__Available data__.
----
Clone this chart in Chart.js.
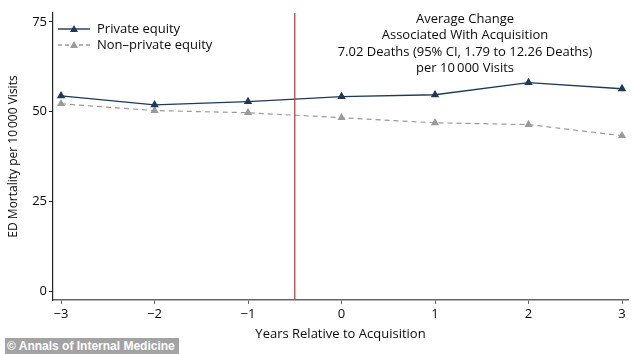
----
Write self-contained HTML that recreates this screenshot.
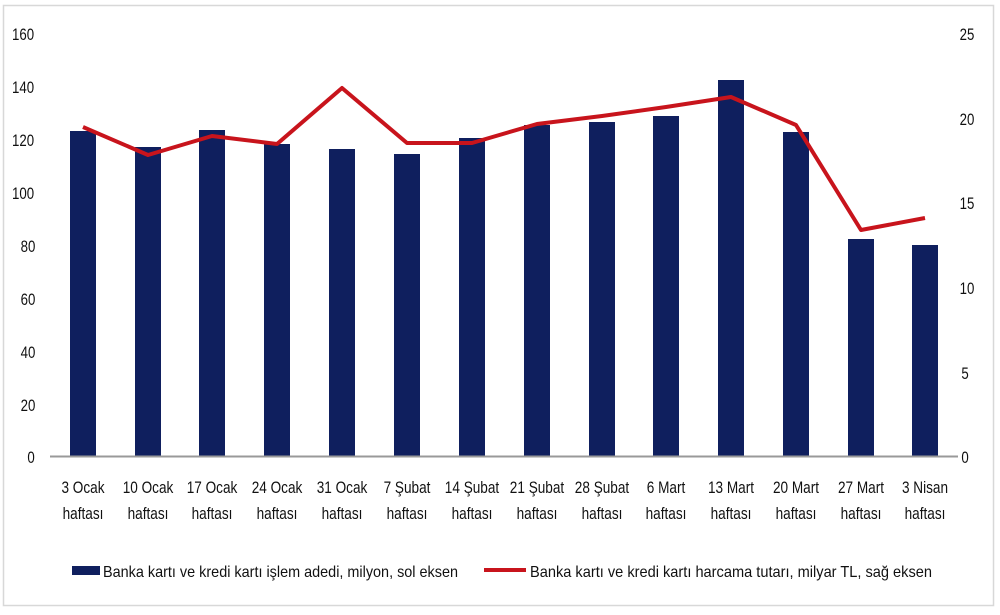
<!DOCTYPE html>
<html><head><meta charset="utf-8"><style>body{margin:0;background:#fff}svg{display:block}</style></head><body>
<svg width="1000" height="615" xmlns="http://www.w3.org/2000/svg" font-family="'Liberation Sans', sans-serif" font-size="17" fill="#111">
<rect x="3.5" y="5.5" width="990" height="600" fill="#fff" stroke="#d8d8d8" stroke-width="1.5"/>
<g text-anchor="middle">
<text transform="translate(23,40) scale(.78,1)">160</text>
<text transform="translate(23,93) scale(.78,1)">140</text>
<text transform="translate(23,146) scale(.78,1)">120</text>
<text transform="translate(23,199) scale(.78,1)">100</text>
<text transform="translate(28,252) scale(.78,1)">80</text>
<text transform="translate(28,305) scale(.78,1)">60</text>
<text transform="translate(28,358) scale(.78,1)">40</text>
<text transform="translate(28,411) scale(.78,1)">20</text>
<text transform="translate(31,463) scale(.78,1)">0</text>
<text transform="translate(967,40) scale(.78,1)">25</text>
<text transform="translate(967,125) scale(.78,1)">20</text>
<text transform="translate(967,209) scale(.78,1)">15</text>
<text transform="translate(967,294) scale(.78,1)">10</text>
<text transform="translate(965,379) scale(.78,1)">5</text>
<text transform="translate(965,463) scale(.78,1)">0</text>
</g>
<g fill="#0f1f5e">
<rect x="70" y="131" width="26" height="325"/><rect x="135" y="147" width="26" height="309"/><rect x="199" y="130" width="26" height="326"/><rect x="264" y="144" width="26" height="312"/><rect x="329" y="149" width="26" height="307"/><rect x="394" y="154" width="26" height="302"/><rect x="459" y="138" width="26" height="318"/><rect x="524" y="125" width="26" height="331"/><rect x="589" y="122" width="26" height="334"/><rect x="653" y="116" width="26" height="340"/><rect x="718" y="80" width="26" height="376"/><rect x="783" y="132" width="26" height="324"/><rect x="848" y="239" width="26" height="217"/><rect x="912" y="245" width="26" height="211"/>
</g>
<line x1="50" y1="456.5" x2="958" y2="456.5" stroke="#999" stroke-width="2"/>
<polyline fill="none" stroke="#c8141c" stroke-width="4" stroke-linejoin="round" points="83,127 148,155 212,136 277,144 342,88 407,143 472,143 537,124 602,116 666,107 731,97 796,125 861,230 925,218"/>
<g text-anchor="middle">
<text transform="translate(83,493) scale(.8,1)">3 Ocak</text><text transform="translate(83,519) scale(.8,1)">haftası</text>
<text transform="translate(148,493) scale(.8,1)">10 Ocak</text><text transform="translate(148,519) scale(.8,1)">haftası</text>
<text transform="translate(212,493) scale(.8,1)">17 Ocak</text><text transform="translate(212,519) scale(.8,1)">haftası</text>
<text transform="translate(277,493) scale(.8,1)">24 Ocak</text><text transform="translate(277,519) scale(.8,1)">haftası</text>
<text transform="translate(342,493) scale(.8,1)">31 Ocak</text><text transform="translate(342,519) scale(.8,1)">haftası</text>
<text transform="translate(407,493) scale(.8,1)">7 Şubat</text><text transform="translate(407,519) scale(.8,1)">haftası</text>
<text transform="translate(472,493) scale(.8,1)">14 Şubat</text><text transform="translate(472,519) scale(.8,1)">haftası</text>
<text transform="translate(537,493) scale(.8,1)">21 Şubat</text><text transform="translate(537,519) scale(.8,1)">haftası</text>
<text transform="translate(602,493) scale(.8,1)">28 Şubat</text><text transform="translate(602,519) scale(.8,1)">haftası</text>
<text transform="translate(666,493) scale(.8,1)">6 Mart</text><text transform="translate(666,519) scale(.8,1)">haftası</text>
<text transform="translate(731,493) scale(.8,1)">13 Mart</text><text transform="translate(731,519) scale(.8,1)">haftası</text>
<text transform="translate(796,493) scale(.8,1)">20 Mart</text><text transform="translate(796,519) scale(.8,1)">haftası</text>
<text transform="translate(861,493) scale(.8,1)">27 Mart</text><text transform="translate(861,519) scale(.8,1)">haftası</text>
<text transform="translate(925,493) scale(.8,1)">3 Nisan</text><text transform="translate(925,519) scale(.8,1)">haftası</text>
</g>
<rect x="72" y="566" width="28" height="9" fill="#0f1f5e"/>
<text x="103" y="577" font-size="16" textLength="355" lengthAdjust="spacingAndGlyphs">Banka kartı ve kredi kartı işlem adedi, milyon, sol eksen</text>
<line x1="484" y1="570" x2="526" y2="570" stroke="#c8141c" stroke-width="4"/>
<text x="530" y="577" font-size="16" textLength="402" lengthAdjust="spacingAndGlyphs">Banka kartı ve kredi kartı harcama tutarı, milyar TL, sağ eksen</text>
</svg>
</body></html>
----
Search the lines for "this". Copy each line that has it.

Clone this chart in Chart.js.
Write self-contained HTML that recreates this screenshot.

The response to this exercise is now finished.